Tenure structure: An Introduction

Comparisons of housing sectors or tenures between countries face the fundamental question of whether the tenures are comparable across countries. If a survey on housing tenures carried out in only nine European countries delivered 42 kinds of tenure (Siksiö, 1990), one may consider tenure on content to vary too much across countries for it to be considered the same phenomenon. But according to Ruonavaara (1993), once the essential dimensions of housing tenure are identified, one can distinguish two main types of tenure: owner-occupation and renting. They differ from each other on the right of disposal, which owner-occupiers always have and tenants never do. They differ to a somewhat lesser extent in the security of tenure of the occupier and the right to use and the right to control the dwelling. Owner-occupiers have more security of tenure and have more control over the use of the dwelling as well as more freedom to alter their dwelling than tenants. Ruonavaara (1993) further subdivides the owner-occupancy sector into three subtypes and distinguishes two subtypes of renting: social and private renting.

The usual distinction in cross-country comparisons, however, shows three tenures: owner-occupation, social renting and private renting. A fourth type of tenure is represented by the cooperative sector (see Graph 1, which also shows “other” types of tenure). It is important to understand whether these different types of tenure have the same meaning in different countries. The deviations will be explored for countries in Europe in an ad hoc way. The examples may assist in the interpretation of types of tenure in other countries featured on the Housing Finance Network site. Owner-occupation is the tenure that dominates in most of the 27 countries of the European Union (EU), except for in the Czech Republic, Denmark, Germany and Sweden. Only seven EU-countries do not have a social rental sector, and of those Germany has the largest private rental sector (60%). Five countries have a cooperative sector; it is most prominent in Poland (24%), Sweden (18%) and Czech Republic (17%). Finally, a majority of countries distinguishes other tenures, usually with a small market share of below 7 percent of stock, the exceptions being Cyprus (18%) and Italy (13%).
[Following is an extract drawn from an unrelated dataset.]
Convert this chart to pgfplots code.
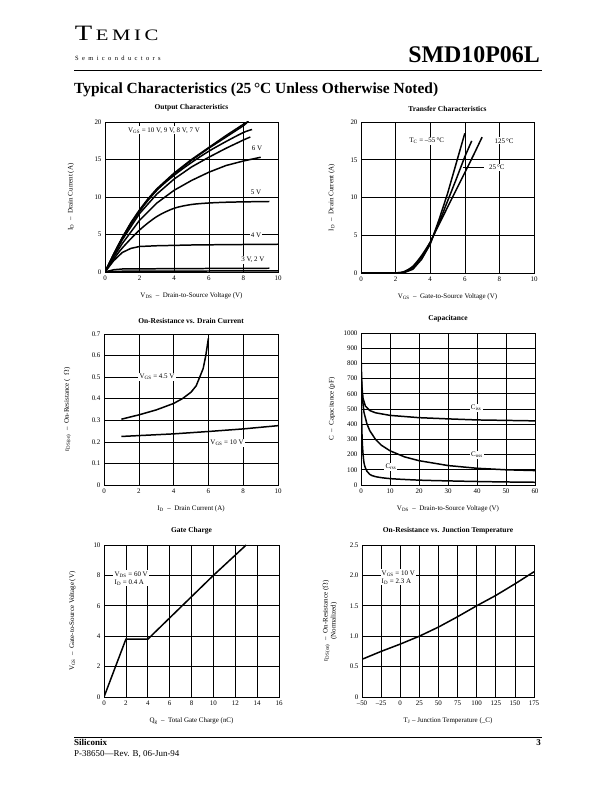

Graph 1: Housing tenures in the EU-27 (without Bulgaria), 2008 or latest year available.

Sources: Dol & Haffner (2010); Germany: BBR (2007).
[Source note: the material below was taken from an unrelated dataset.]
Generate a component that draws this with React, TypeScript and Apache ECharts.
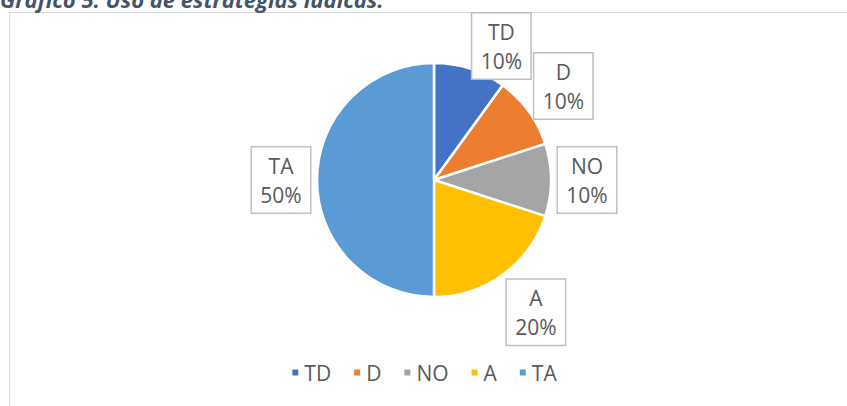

Following Ruonavaara’s definition of homeownership, we discuss a few examples of ambiguous interpretations of home-ownership in a number of countries. First, the distinction between ownership and cooperative tenure is often unclear. The Swedish cooperative sector, which originated as a tenant-ownership cooperative sector, nowadays functions more as an owner-occupied sector, although an estimated 1 percent consists of cooperatively owned rental dwellings. Cooperatives own the dwellings, while the occupiers of the dwellings own a share in the cooperative. The right to occupation can be either rented or owned.

The cooperative sector can be regarded as a solution to the legal impossibility in Sweden to own houses in multi-family dwellings, i.e., the absence of a condominium (sectional title) law. While the cooperative organization legally owns the building, the majority of the holders of a cooperative dwelling nowadays have almost the same rights of disposal, use and control as owner-occupiers. Similarly, owner-occupiers of apartments in Denmark are classified as having cooperative tenure. This sector has a market share of 7 percent (Björn & Victorin, 2004; Elsinga & Haffner, 2006; Ruonavaara, 1993, 2005). For the Czech Republic (Hegedüs et al, 2011) and Poland (Dol & Haffner, 2010), cooperative dwellings, which have a 17 percent and 24 percent market share respectively, are also dwellings with an ownership title.

If the share of 18 percent of the Swedish stock of cooperative dwellings is added to the 38 percent of owner-occupiers, the total ownership rate is 56 percent, a much smaller difference with the 66 percent of owner-occupiers in Finland. Importantly, the Finnish owner-occupation sector also consists of two types of owner-occupation: the individual owner-occupation of mostly detached single-family dwellings and the ownership of apartments via joint-stock housing companies. In the latter case, the property is formally owned by the housing company, but in practice the owner-occupiers own, use and control their apartments. Arrangements have to be in place for the maintenance of the commonly used parts of the building. Such legal arrangements are called condominiums and are in existence in the USA, Canada and the Netherlands. In the Netherlands this type of collective ownership is fairly common and is not distinguished in the statistics from ownership tenure, nor are the few ownership cooperatives.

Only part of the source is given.